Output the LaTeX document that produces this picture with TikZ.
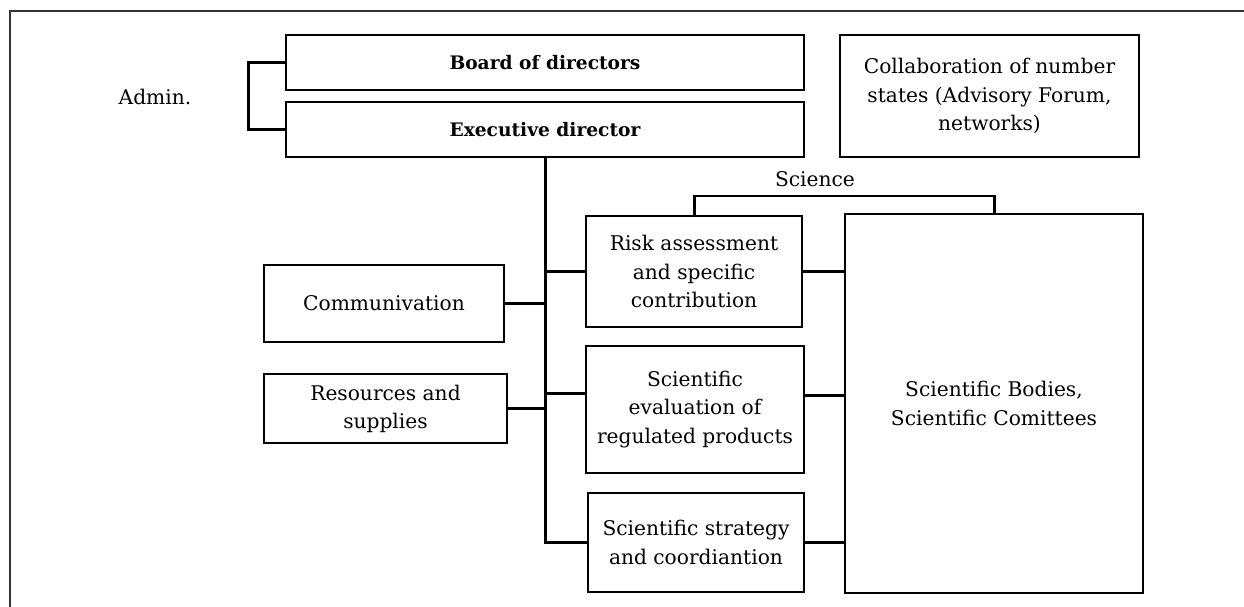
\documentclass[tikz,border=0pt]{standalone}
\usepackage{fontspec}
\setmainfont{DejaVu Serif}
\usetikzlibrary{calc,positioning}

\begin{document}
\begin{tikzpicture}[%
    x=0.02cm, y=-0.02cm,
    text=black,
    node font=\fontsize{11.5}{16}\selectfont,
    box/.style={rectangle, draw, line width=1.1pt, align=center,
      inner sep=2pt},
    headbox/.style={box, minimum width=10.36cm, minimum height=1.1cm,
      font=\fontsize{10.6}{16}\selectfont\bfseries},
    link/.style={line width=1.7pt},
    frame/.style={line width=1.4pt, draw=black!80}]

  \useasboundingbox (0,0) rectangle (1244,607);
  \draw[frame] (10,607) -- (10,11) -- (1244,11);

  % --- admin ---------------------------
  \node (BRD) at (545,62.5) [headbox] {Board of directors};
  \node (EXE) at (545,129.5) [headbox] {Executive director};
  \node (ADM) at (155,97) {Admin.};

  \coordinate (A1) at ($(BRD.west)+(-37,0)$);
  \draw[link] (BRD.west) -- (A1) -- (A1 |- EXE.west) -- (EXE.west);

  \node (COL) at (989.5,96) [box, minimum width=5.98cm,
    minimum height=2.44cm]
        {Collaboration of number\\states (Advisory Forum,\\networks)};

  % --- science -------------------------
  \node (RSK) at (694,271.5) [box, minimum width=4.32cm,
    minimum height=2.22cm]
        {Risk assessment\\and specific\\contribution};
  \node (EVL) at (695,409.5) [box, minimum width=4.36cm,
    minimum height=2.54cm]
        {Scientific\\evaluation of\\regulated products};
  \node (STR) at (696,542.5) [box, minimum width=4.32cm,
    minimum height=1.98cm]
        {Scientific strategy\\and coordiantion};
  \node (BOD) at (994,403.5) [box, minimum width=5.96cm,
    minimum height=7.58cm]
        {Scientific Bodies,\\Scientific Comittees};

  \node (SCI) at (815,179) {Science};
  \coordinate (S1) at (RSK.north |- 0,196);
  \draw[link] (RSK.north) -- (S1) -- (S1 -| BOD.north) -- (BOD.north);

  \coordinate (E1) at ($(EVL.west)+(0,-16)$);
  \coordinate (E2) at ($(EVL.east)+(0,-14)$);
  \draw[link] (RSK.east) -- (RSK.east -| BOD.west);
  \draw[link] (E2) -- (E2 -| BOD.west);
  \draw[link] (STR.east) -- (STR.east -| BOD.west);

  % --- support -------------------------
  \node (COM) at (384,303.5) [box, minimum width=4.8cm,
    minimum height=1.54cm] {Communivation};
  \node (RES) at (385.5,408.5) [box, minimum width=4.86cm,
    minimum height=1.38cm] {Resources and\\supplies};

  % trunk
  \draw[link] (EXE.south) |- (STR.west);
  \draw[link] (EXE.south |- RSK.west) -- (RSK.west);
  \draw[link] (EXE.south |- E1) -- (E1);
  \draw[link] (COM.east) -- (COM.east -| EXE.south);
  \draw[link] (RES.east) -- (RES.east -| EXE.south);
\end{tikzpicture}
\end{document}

#### [Exercise goal]
Write the lines above out again exactly, without any of their pictures.

#### [Answer to this problem]
Output the LaTeX document that produces this picture with TikZ.
\documentclass[tikz,border=0pt]{standalone}
\usepackage{fontspec}
\setmainfont{DejaVu Serif}
\usetikzlibrary{calc,positioning}

\begin{document}
\begin{tikzpicture}[%
    x=0.02cm, y=-0.02cm,
    text=black,
    node font=\fontsize{11.5}{16}\selectfont,
    box/.style={rectangle, draw, line width=1.1pt, align=center,
      inner sep=2pt},
    headbox/.style={box, minimum width=10.36cm, minimum height=1.1cm,
      font=\fontsize{10.6}{16}\selectfont\bfseries},
    link/.style={line width=1.7pt},
    frame/.style={line width=1.4pt, draw=black!80}]

  \useasboundingbox (0,0) rectangle (1244,607);
  \draw[frame] (10,607) -- (10,11) -- (1244,11);

  % --- admin ---------------------------
  \node (BRD) at (545,62.5) [headbox] {Board of directors};
  \node (EXE) at (545,129.5) [headbox] {Executive director};
  \node (ADM) at (155,97) {Admin.};

  \coordinate (A1) at ($(BRD.west)+(-37,0)$);
  \draw[link] (BRD.west) -- (A1) -- (A1 |- EXE.west) -- (EXE.west);

  \node (COL) at (989.5,96) [box, minimum width=5.98cm,
    minimum height=2.44cm]
        {Collaboration of number\\states (Advisory Forum,\\networks)};

  % --- science -------------------------
  \node (RSK) at (694,271.5) [box, minimum width=4.32cm,
    minimum height=2.22cm]
        {Risk assessment\\and specific\\contribution};
  \node (EVL) at (695,409.5) [box, minimum width=4.36cm,
    minimum height=2.54cm]
        {Scientific\\evaluation of\\regulated products};
  \node (STR) at (696,542.5) [box, minimum width=4.32cm,
    minimum height=1.98cm]
        {Scientific strategy\\and coordiantion};
  \node (BOD) at (994,403.5) [box, minimum width=5.96cm,
    minimum height=7.58cm]
        {Scientific Bodies,\\Scientific Comittees};

  \node (SCI) at (815,179) {Science};
  \coordinate (S1) at (RSK.north |- 0,196);
  \draw[link] (RSK.north) -- (S1) -- (S1 -| BOD.north) -- (BOD.north);

  \coordinate (E1) at ($(EVL.west)+(0,-16)$);
  \coordinate (E2) at ($(EVL.east)+(0,-14)$);
  \draw[link] (RSK.east) -- (RSK.east -| BOD.west);
  \draw[link] (E2) -- (E2 -| BOD.west);
  \draw[link] (STR.east) -- (STR.east -| BOD.west);

  % --- support -------------------------
  \node (COM) at (384,303.5) [box, minimum width=4.8cm,
    minimum height=1.54cm] {Communivation};
  \node (RES) at (385.5,408.5) [box, minimum width=4.86cm,
    minimum height=1.38cm] {Resources and\\supplies};

  % trunk
  \draw[link] (EXE.south) |- (STR.west);
  \draw[link] (EXE.south |- RSK.west) -- (RSK.west);
  \draw[link] (EXE.south |- E1) -- (E1);
  \draw[link] (COM.east) -- (COM.east -| EXE.south);
  \draw[link] (RES.east) -- (RES.east -| EXE.south);
\end{tikzpicture}
\end{document}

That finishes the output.